In his cool but emphatic telling, such figures as Oba Ovonramwen and Jaja of Opobo are shown to be a lot more complex than we have been led to believe by the purely heroic narratives now surrounding their lives. He peels back the goody-goody layers of those venerated men to show these were practical men who made unwitting mistakes on behalf of their people and themselves.
The famous Benin king is referred to as a “client” of the English queen—she protected his kingdom from other European powers. “Client” is a harmless word; it just happens to be a strange word for a king whose most popular action in the Nigerian mind was stubbornness. Jaja, on the other hand, has a story not unlike the one of Ken Saro Wiwa—at least the Saro Wiwa captured by Adewale Maja-Pearce in an infamous essay.
Wiwa and Jaja, although born centuries apart, appear to have similar psychological composition and ran into trouble in the same manner: They ran afoul of former friends and partners who held too much power. They were safe as friends to power. Once the balance shifted, they were imperilled.
But it is not just figures on the side of the colonised that are unmasked. In fact, the most unmasking is done on Lord Lugard, a man who has not received the widespread condemnation that his actions deserve.
I attended secondary school in Lokoja, a place still hosting Lugard’s footprints and if memory serves me right, the Englishman was more venerated than scorned in 1990s Lokoja. Shasore goes on Mount Patti to visit a tourist sight claimed to have hosted Lugard and his wife, the former Miss Shaw. After speaking about the man, Shasore says, Lugard “was not a hero”.

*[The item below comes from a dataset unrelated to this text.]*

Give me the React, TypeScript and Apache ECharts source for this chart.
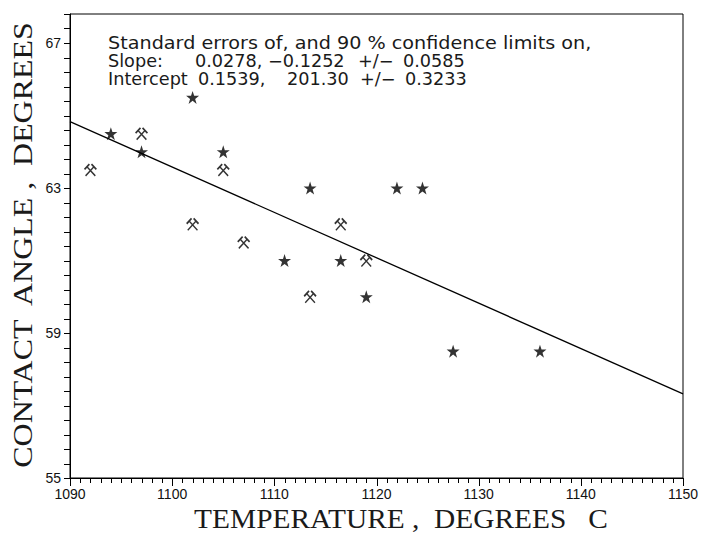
import React, { useEffect, useRef } from "react";
import * as echarts from "echarts";

const starPoints: [number, number][] = [
  [1094, 64.5],
  [1097, 64.0],
  [1102, 65.5],
  [1105, 64.0],
  [1113.5, 63.0],
  [1111, 61.0],
  [1116.5, 61.0],
  [1119, 60.0],
  [1122, 63.0],
  [1124.5, 63.0],
  [1127.5, 58.5],
  [1136, 58.5],
];

const hammerPoints: [number, number][] = [
  [1092, 63.5],
  [1097, 64.5],
  [1105, 63.5],
  [1102, 62.0],
  [1107, 61.5],
  [1116.5, 62.0],
  [1119, 61.0],
  [1113.5, 60.0],
];

const fitLine: [number, number][] = [
  [1090, 64.83],
  [1150, 57.32],
];

const xTickLabels = [1090, 1100, 1110, 1120, 1130, 1140, 1150];
const yTickLabels = [55, 59, 63, 67];

const X_MIN = 1090;
const X_MAX = 1150;
const Y_MIN = 55;
const Y_MAX = 67.8;

const STAR =
  "path://M10 0 L12.29 6.84 L19.51 6.91 L13.71 11.21 L15.88 18.09 L10 13.9 L4.12 18.09 L6.29 11.21 L0.49 6.91 L7.71 6.84 Z";
const HAMMERS =
  "path://M3.7 19.7 L15.7 7.7 L14.3 6.3 L2.3 18.3 Z " +
  "M17.7 18.3 L5.7 6.3 L4.3 7.7 L16.3 19.7 Z " +
  "M10.65 4.35 L17.65 11.35 L19.35 9.65 L12.35 2.65 Z " +
  "M7.65 2.65 L0.65 9.65 L2.35 11.35 L9.35 4.35 Z";

const SANS = "'Liberation Sans', Arial, sans-serif";
const ANN = "'DejaVu Sans', sans-serif";
const SERIF = "'Liberation Serif', 'DejaVu Serif', serif";

export default function App() {
  const ref = useRef<HTMLDivElement>(null);
  useEffect(() => {
    if (!ref.current) return;
    const chart = echarts.init(ref.current, null, { renderer: "svg" });
    const annot = { fill: "#1a1a1a", font: `17px ${ANN}`, verticalAlign: "middle" as const };
    const title = { fill: "#1a1a1a", font: `28px ${SERIF}`, align: "center" as const, verticalAlign: "middle" as const };
    const s1 = 1.13;
    const s2 = 1.04;
    const line = { show: true, lineStyle: { color: "#000", width: 1 } };

    const texts: any[] = [
      { type: "text", x: 108, y: 43, scaleX: s1, style: { ...annot, text: "Standard errors of, and 90 % confidence limits on," } },
      { type: "text", x: 108, y: 61, scaleX: s2, style: { ...annot, text: "Slope:" } },
      { type: "text", x: 195, y: 61, scaleX: s2, style: { ...annot, text: "0.0278," } },
      { type: "text", x: 268, y: 61, scaleX: s2, style: { ...annot, text: "\u22120.1252" } },
      { type: "text", x: 358, y: 61, scaleX: s2, style: { ...annot, text: "+/\u2212" } },
      { type: "text", x: 403, y: 61, scaleX: s2, style: { ...annot, text: "0.0585" } },
      { type: "text", x: 108, y: 79, scaleX: s2, style: { ...annot, text: "Intercept" } },
      { type: "text", x: 198, y: 79, scaleX: s2, style: { ...annot, text: "0.1539," } },
      { type: "text", x: 287, y: 79, scaleX: s2, style: { ...annot, text: "201.30" } },
      { type: "text", x: 360, y: 79, scaleX: s2, style: { ...annot, text: "+/\u2212" } },
      { type: "text", x: 405, y: 79, scaleX: s2, style: { ...annot, text: "0.3233" } },
      { type: "text", x: 401, y: 518, scaleX: 1.05, style: { ...title, text: "TEMPERATURE ,  DEGREES   C" } },
      {
        type: "text",
        x: 22,
        y: 245,
        rotation: Math.PI / 2,
        scaleX: 1.14,
        style: { ...title, text: "CONTACT  ANGLE ,  DEGREES" },
      },
    ];

    chart.setOption({
      animation: false,
      backgroundColor: "#fff",
      grid: {
        left: 70,
        right: 20,
        top: 14,
        bottom: 61,
        show: true,
        borderColor: "#000",
        borderWidth: 1,
      },
      xAxis: {
        type: "value",
        min: X_MIN,
        max: X_MAX,
        interval: 10,
        axisLine: line,
        axisTick: { show: false },
        splitLine: { show: false },
        axisLabel: {
          customValues: xTickLabels,
          formatter: (v: number) => String(v),
          margin: 9,
          fontFamily: SANS,
          fontSize: 14,
          color: "#111",
        },
      },
      yAxis: {
        type: "value",
        min: Y_MIN,
        max: Y_MAX,
        axisLine: line,
        axisTick: { show: false },
        splitLine: { show: false },
        axisLabel: {
          customValues: yTickLabels,
          margin: 9,
          padding: [0, 0, 8, 0],
          fontFamily: SANS,
          fontSize: 14,
          color: "#111",
        },
      },
      series: [
        {
          type: "line",
          data: fitLine,
          symbol: "none",
          lineStyle: { color: "#000", width: 1.3 },
          z: 1,
        },
        {
          type: "scatter",
          data: starPoints,
          symbol: STAR,
          symbolSize: 13,
          itemStyle: { color: "#000" },
          z: 3,
        },
        {
          type: "scatter",
          data: hammerPoints,
          symbol: HAMMERS,
          symbolSize: 13,
          itemStyle: { color: "#000" },
          z: 3,
        },
      ],
      graphic: texts,
    });

    // Tick marks placed through the chart's own scales.
    const ticks: any[] = [];
    for (let v = X_MIN; v <= X_MAX; v++) {
      const p = chart.convertToPixel({ gridIndex: 0 }, [v, Y_MIN]) as number[];
      const len = v % 10 === 0 ? 8 : 5;
      const x = Math.round(p[0]) + 0.5;
      ticks.push({
        type: "line",
        shape: { x1: x, y1: p[1], x2: x, y2: p[1] + len },
        style: { stroke: "#000", lineWidth: 1 },
        z: 10,
      });
    }
    for (let i = 0; i <= 32; i++) {
      const val = Math.round((Y_MIN + i * 0.4) * 10) / 10;
      const p = chart.convertToPixel({ gridIndex: 0 }, [X_MIN, val]) as number[];
      const y = Math.round(p[1]) + 0.5;
      ticks.push({
        type: "line",
        shape: { x1: p[0] - 6, y1: y, x2: p[0], y2: y },
        style: { stroke: "#000", lineWidth: 1 },
        z: 10,
      });
    }
    chart.setOption({ graphic: [...texts, ...ticks] });

    return () => chart.dispose();
  }, []);
  return <div ref={ref} style={{ width: 703, height: 539, position: "absolute", left: 0, top: 0 }} />;
}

Well, that’s damning his devilry with politesse. In short: Lugard was a beast. There isn’t any other way of looking at his activities without coming to that conclusion. Even his country branded him a failure and was displeased with his manner and methods. In bringing the northern and southern protectorates together, Lord Lugard showed himself a bloodthirsty savage, chasing the Attahiru to his death with a maxim gun even after the northern king’s initial defeat. How is it that Lugard has survived as a person worthy of honour in this country?
Perhaps this is the fate of a people with a troubled relationship to history.
For Shasore, the way to capture the bulk of that history is to tell the many stories that come together to form the Nigerian narrative. He splits the stories into several parts, each being a capsule history of certain events. We go back and forth in time and this way and that geographically. The result is a peculiar chronology, altogether unavoidable for a project with so wide a scope and so tall an ambition.
Much of the ground covered is derived from the aforementioned books and part of the challenge for Shasore must have come in the selection of location for the telling of the many stories that formed Nigeria. It is a challenge he meets with subtle aplomb. Each place he goes to sees him immaculately dressed, dignified and distinctly patrician—you could say he is everything the history he is telling us isn’t. The history is his, too, but Shasore is never overwhelmed by the sanguinary nature of the story of his country. His assuredness and manner recalls Ali Mazrui, the scholar who presented the 1986 BBC/NTA programme The Africans: A Triple Heritage. (Mazrui also wrote and narrated his documentary.)
Shasore’s excellence is part of a whole that mostly never drags as historical documentaries without recreated scenes are wont to be. The competent handling of sound design by Kulanen Ikyo and the cinematography by Ola Cardoso could belong to regular cinematic fare without compromise. And without the burden of presenting an utter fiction to viewers, BB Shasore, the director here and of such films as Banana Island Ghost and God Calling, has done what is surely his best work behind the camera. The project clearly calls for seriousness and it is remarkable how well the filmmaking crew and their narrator meet that call.
As part of a longer work, “The Journey of an African Colony” doesn’t purport to have an answer to the perennial question—Should Nigeria stay together?—but it gives sufficient facts regardless of where you stand on the debate. Does the bloody incident at Iva Valley and the death of several miners mean that we need to stay together so that their lives have meaning? You decide.
But maybe Shasore is an advocate for remaining as one country in how much he saves his own barbed remarks for the colonisers. His documentary refrains from making any ethnic group villainous—a task that, given the many bigots in Nigerian history, should be easy-peasy for anyone with an ethnic agenda.
There is certainly a lot that is good about “The Journey of an African Colony”, but this striving for historical objectivity is its best quality. It should be seen.
“The Journey of an African Colony” will be screened at the Qfest holding in lagos from December 13 – 15, 2019.